Posted on January 10, 2017, in bracket game, Movies and tagged , , , , , , , . Bookmark the permalink. 12 Comments.

  1. I know I’m in the minority here, but my experience in watching the first Lethal Weapon movie is that it was singularly unpleasant, including possessing a tenuous grasp on actual psychology and a scene that plays as torture porn. You are completely accurate in saying that it was the ethos which apparently made Gibson a star. With 20/20 hindsight, some of his career comes off as distasteful, including his really embarrassing gay act in Bird on a Wire and his fact-free historical epic (with more torture porn).

    I’m stuck at home again today due to snow and if you put these two movies on top of my BluRay player with no other choices to be had I would watch Good Morning Vietnam and spend the rest of my day reading.


    • LOL. I completely agree with you on Bird on a Wire. We had a sneak preview of that movie at the UK theater. The house was packed and the audience was eating the movie up. I won’t pretend like I was as sensitive to those sort of things in 1990 as I am today, but Gibson’s mincing around was really embarrassing and unfunny even then.

      I don’t have the same level of distaste for Lethal Weapon that you do. But I won’t disagree that it’s an unpleasant movie with little basis in reality. I can’t remember the last time I actually watched it from start to finish. I definitely prefer the lighter sequel, But I get why some people respond to grittiness of the original. That’s not my jam.

      Given the choice you described, I’d also watch Good Morning Vietnam. But I’d probably be interrupted long before I finished it. I got the new Twin Peaks book for Christmas and I’ve barely managed to make a dent in it! Now, if I had the house to myself, that would be a different story.


    • I can let a lot of those minor things in “Lethal Weapon” slide (I agree with you on the psychological aspects; if a police force let a guy like that run loose, they’d have serious Internal Affairs issues), but “Bird on a Wire” (I do like the Leonard Cohen song of the same name)) and “Braveheart”? Yeah, I could never overcome the issues I have with those two films.

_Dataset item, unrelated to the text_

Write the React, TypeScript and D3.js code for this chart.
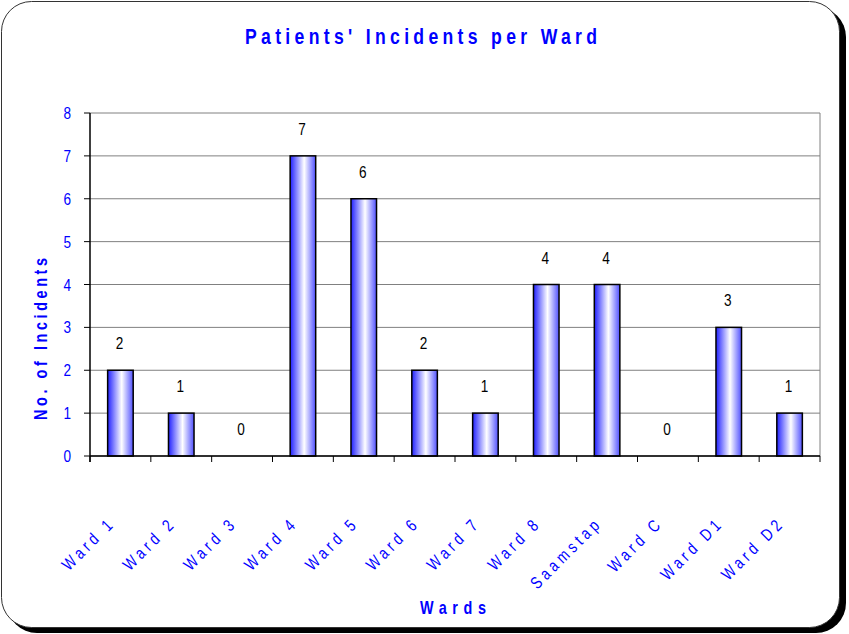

      • I have a psychology degree and I it used to bother me when movies were inaccurate about the subject I was studying. I eventually had to learn to overcome that. It had the potential to ruin a lot of movies.

        Liked by 1 person

        • Same here; the way I look at it, some of the textbooks I received while studying Psychology used characters in film as indications of disorders (like Glenn Close in “Fatal Attraction” for Borderline Personality Disorder, though I’m not really positive on that diagnosis, and I wish the Borderline term was changed to something less vague. How about Emotional Personality Disorder or Irregular Personality Disorder?).


        • It used to be much more top of mind back when I was actually studying Psych. But I haven’t used any of that in ages. I can still dredge up the basics. But back then I’d hear the Hollywood version of what I was studying and it would pull me right out of the picture. As soon as I heard a certain Psych phrase in a movie like Primal Fear, I knew exactly where the movie was headed.

          But that’s probably how anyone feels when a subject they have some experience in is fictionalized. These days, I see movies about bloggers (they make those, right?) and I yell at the screen:

          “It’s not like that! Steve Guttenberg only occasionally wakes me up crying into the phone!”



        • I heard it worked out for Steve Guttenberg’s character in that film though, he stopped listening to the naysayers (I think the film was titled “The Naysayers” actually) and went on to become America’s Ambassador to Great Britain.


        • At this point, that appointment wouldn’t surprise me…


  2. Really enjoying the latest bracket game! Will you be covering other decades by any chance as well?


  3. “Lethal Weapon” again for me. Ever since that one poster mentioned that Robin Williams looks like Ed O’Neill for the “Good Morning, Vietnam” advertisement I can’t stop making the comparison. What, are we going “Dutch”?